The apex court set aside a verdict of Kerala High Court, observing that the “law presumes in favour of marriage and against concubinage” if a man and woman cohabited for a long period and their son cannot be denied the shares in the ancestral properties, India Today reported.
“It is well settled that if a man and a woman live together for long years as husband and wife, there would be a presumption in favour of wedlock. Such a presumption could be drawn under Section 114 of the Evidence Act,” a bench of justices S Abdul Nazeer and Vikram Nath said.
The Supreme Court was hearing an appeal against the 2009 judgement of Kerala HC which set aside the trial court order granting a share in ancestral properties to heirs of a man who was born in a long relationship between a man and woman.
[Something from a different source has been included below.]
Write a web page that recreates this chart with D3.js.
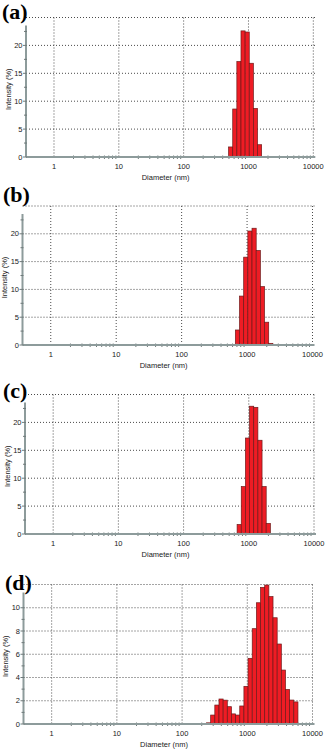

The top court took exception to the delay in initiating the final decree proceedings by the trial court under the provisions of the Civil Procedure Code in deciding partition lawsuits. All courts across the country should start the process of passing the final decree just after the initial ones to avoid delay in the justice delivery, in a partition suit.
The Supreme Court directed its Registry to forward a copy of its judgement to Registrar Generals of all high courts who, in turn, are directed to circulate the directions on immediate drawing up of final decrees after passing the preliminary ones in partition cases to avoid delay.